French spirits maker Rémy Cointreau posted a slightly smaller-than-expected decline in third quarter sales, helped by a sequential improvement in the United States and major de-stocking in China ahead of the Chinese New Year.
The company reiterated that it did not expect sales to return to growth in the US before financial year 2024/25, and that sales growth would be tempered by a slower than expected economic recovery in post-pandemic China.
Destocking In China
Remy had already flagged sharp destocking in the country in the quarter ahead of the Chinese New Year in February, which chief financial officer Luca Marotta said was temporary.
However, he added that underlying performance in the United States and China - the group's two key markets for coganc - was close to Remy's most cautious scenario.

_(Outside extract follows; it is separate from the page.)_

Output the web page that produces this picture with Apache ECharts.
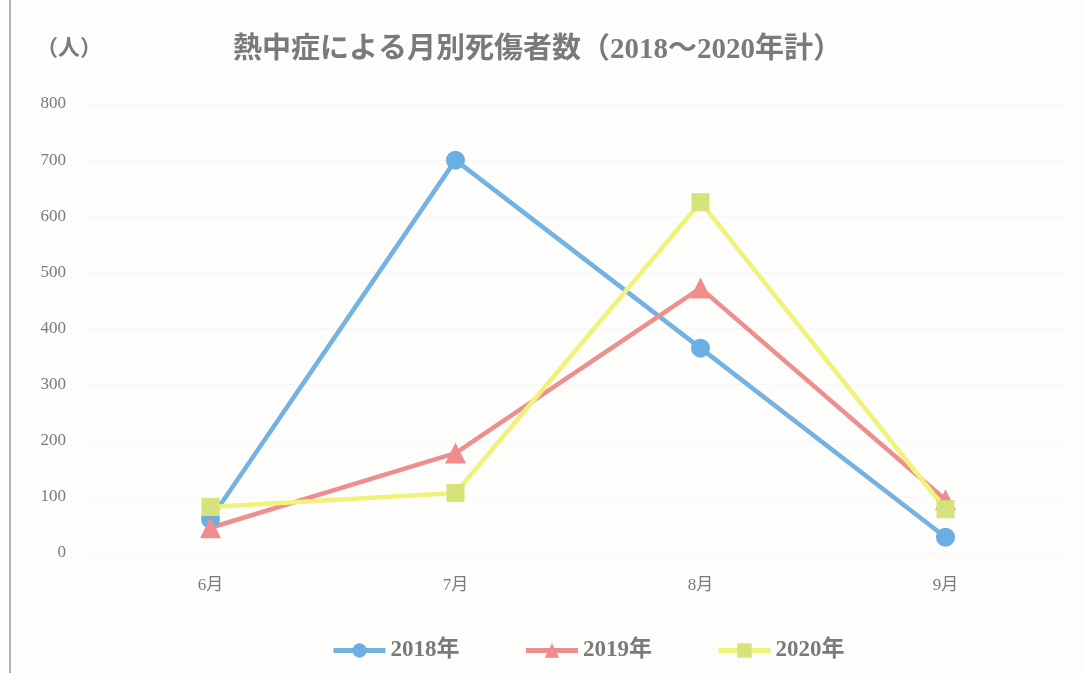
<!DOCTYPE html>
<html>
<head>
<meta charset="utf-8">
<script src="https://cdn.jsdelivr.net/npm/echarts@6/dist/echarts.min.js"></script>
<style>
  html, body { margin: 0; padding: 0; background: #fdfdfb; }
  #main { width: 1085px; height: 673px; }
</style>
</head>
<body>
<div id="main"></div>
<script>
const months = ['6月', '7月', '8月', '9月'];
const y2018 = [60, 700, 365, 28];
const y2019 = [45, 178, 472, 95];
const y2020 = [82, 107, 625, 78];

const font = '"Liberation Serif", "Noto Sans CJK JP", serif';
const textGray = '#7a7a7a';

const chart = echarts.init(document.getElementById('main'));

function lineSeries(name, data, lineColor, markColor, symbol, size) {
  return {
    name: name,
    type: 'line',
    data: data,
    symbol: symbol,
    symbolSize: size,
    lineStyle: { color: lineColor, width: 4.5 },
    itemStyle: { color: markColor },
    emphasis: { disabled: true }
  }
}

chart.setOption({
  backgroundColor: '#fdfdfb',
  animation: false,
  title: {
    text: '熱中症による月別死傷者数（2018～2020年計）',
    left: 228,
    top: 31,
    textStyle: { color: textGray, fontSize: 29, fontWeight: 'bold', fontFamily: font }
  },
  graphic: [{
    type: 'text',
    left: 36,
    top: 38,
    style: { text: '（人）', fill: textGray, font: 'bold 22px ' + font }
  }, {
    type: 'line',
    shape: { x1: 10, y1: 0, x2: 10, y2: 673 },
    style: { stroke: '#999', lineWidth: 1.5 }
  }],
  legend: {
    bottom: 6,
    left: 326,
    itemGap: 64,
    itemWidth: 52,
    itemHeight: 18,
    lineStyle: { width: 5 },
    textStyle: { color: textGray, fontSize: 23, fontWeight: 'bold', fontFamily: font },
    data: ['2018年', '2019年', '2020年']
  },
  grid: { left: 88, right: 17, top: 104, bottom: 120 },
  xAxis: {
    type: 'category',
    data: months,
    axisLine: { show: false },
    axisTick: { show: false },
    axisLabel: { color: textGray, fontSize: 17, fontFamily: font, margin: 24 }
  },
  yAxis: {
    type: 'value',
    min: 0,
    max: 800,
    interval: 100,
    axisLine: { show: false },
    axisTick: { show: false },
    axisLabel: { color: textGray, fontSize: 17, fontFamily: font, margin: 22 },
    splitLine: { lineStyle: { color: '#f1f1ef', type: 'dotted' } }
  },
  series: [
    lineSeries('2018年', y2018, '#74b2e2', '#6aaee3', 'circle', 19),
    lineSeries('2019年', y2019, '#ee8f8f', '#ef8d8d', 'triangle', 21),
    lineSeries('2020年', y2020, '#f0f27a', '#d6e27a', 'rect', 18)
  ]
});
</script>
</body>
</html>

Jefferies analyst Edward Mundy said in a note that "key questions" remained about the duration of destocking in China and a return to normality in the United States, but the improvement and reiteration of guidance was well-received.
The company said its sales dropped by 23.5% on an organic basis to €319.9 million ($346.7 million) in the third quarter, which covers the important Christmas season, ahead of analysts' expectations of €318.6 million in a company-compiled consensus.
Its Europe, Middle East and Africa (EMEA) region saw a sharp decline in the quarter due to a combined impact of unfavourable phasing and inflation curbing consumption. Remy said annual sales growth in the region would also be moderated by the persistently high inflation.
Sales of cognac, which makes up a large portion of Remy's revenue, were down 33.9% in the quarter at €197.1 million, versus €194.0 million expected by analysts.
Rémy's Liqueurs & Spirits division reported quarterly organic growth of 4.3%, driven by good momentum and positive phasing effect in the United States.